Until you read the second puzzle! Here's where I came unstuck. The natural thing to assume is that you're looking for some kind of sequence, since it's phrased f(1) = ..., f(2) = ... and so forth, each ellipsis being a string of 10 digits from the decimal expansion of e.

So I started off looking at the line numbers of the output from my expansion split into blocks of 10. f(1) was line 2, f(2) 6, f(3) 24 and f(4) - the first 10 digit prime - was line 100. There's a weird coincidence for you, if you take the decimal expansion of e remove the decimal point and start counting from 1 the first 10 digit prime starts at position 100. Of course 2, 6, 24 immediately made me think of factorials but 100 doesn't fit. I toyed around with quadratics, cubics, exponentials, didn't get any further.

So I gave up.

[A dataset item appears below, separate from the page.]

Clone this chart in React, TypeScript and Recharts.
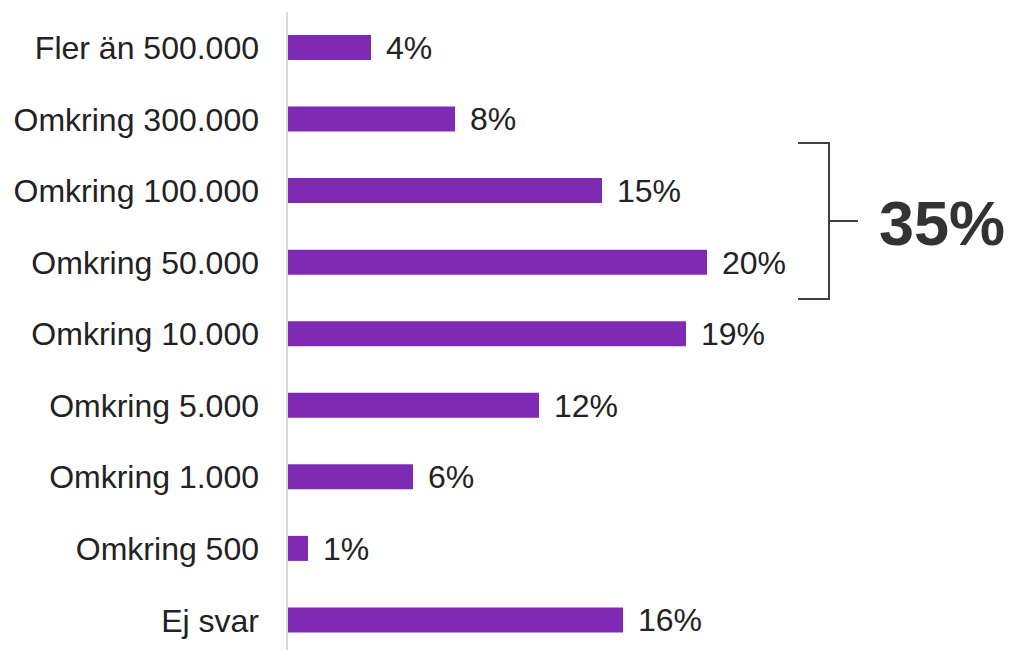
import { BarChart, Bar, XAxis, YAxis, LabelList, Customized } from 'recharts'

const categories = [
  'Fler än 500.000',
  'Omkring 300.000',
  'Omkring 100.000',
  'Omkring 50.000',
  'Omkring 10.000',
  'Omkring 5.000',
  'Omkring 1.000',
  'Omkring 500',
  'Ej svar',
]
const shares = [4, 8, 15, 20, 19, 12, 6, 1, 16]
const bracketLabel = '35%'

const data = categories.map((label, i) => ({ label, value: shares[i] }))

const FONT = 'Liberation Sans, Arial, sans-serif'

// bracket grouping the 100.000 and 50.000 rows
function Bracket() {
  const stroke = '#404040'
  return (
    <g>
      <path d="M798,143 H829 V299 H798" fill="none" stroke={stroke} strokeWidth={2} />
      <line x1={829} y1={221} x2={858} y2={221} stroke={stroke} strokeWidth={2} />
      <text
        x={879}
        y={223}
        dy="0.355em"
        fontFamily={FONT}
        fontWeight={700}
        fontSize={63}
        fill="#333333"
      >
        {bracketLabel}
      </text>
    </g>
  )
}

export default function App() {
  return (
    <div style={{ position: 'absolute', left: 0, top: 0, width: 1010, height: 650, overflow: 'hidden', background: '#fff' }}>
      <BarChart
        width={1010}
        height={656}
        data={data}
        layout="vertical"
        margin={{ top: 12, right: 198, bottom: 0, left: 0 }}
      >
        <XAxis type="number" domain={[0, 25]} hide />
        <YAxis
          type="category"
          dataKey="label"
          width={287}
          tickLine={false}
          tickSize={6}
          tickMargin={22}
          axisLine={{ stroke: '#d9d9d9', strokeWidth: 2 }}
          tick={{ fontSize: 32, fill: '#222222', fontFamily: FONT }}
          interval={0}
        />
        <Bar dataKey="value" fill="#7f2ab4" barSize={25} isAnimationActive={false}>
          <LabelList
            dataKey="value"
            position="right"
            offset={15}
            formatter={(v: number) => `${v}%`}
            style={{ fontSize: 32, fill: '#222222', fontFamily: FONT }}
          />
        </Bar>
        <Customized component={Bracket} />
      </BarChart>
    </div>
  )
}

I thought I bet someone's already solved this and splurged the answer all over the internet in an attempt to whore for attention (IRONY ALERT) I turned the problem against its creator by googling for 7427466391. First hit was 7427466391.com itself but the second was some guy's weblog about google (yeah seems it's fashionable to blog about google, which is why I'm doing it, I'm such a whore) which leads on to this discussion the third post on which gives the game away. I'd never have thought to try adding up the digits in each 10 digit set pattern. So I adapted my command:

echo 'scale=1000;e(1)' | bc -l | tr -d '.\\ ' | xargs | tr -d ' ' | \
perl -ne 'for ($i=0;$i+10<length($_);$i++) { print substr($_,$i,10),"\n"; }' | \
perl -lne '$a=0; for (split//) { $a+=$_;}; print "$a $_";' | grep ^49

which I realise could be really optimised, but I still don't care. Anyway it does another little bit of perl to print the sum of the digits in each 10 digit set before set, then we just grep out the one whose digits add up to 49. The first four give f(1),...,f(4) on 7427466391.com so the next one must be f(5).

So following the trail leads to Google Labjobs which we knew already. This is a fairly condescendingly written job advert, which talks about separating the wheat from the chaff and all sorts of nonsense (except they phrase it for stupid geeks by saying things like "signal to noise ratio") Thus I encourage you to send as many stupid joke CVs ("resumés") to the address on the page. Let's write a covering letter!

Dear Google Labjobs,

I found your site after trawling the series of puzzles you set up for me. I managed to solve the first one by brute forcing it but the second one had me stumped until I used your excellent search facility to find the solution which I was sure The Internet had already ascertained.

I think this shows not only my capacity for problem solving but my propensity for teamwork and building on the achievements of others, which are as much a part of success in the modern world as pure cognitive ability.

I hope you will consider this application.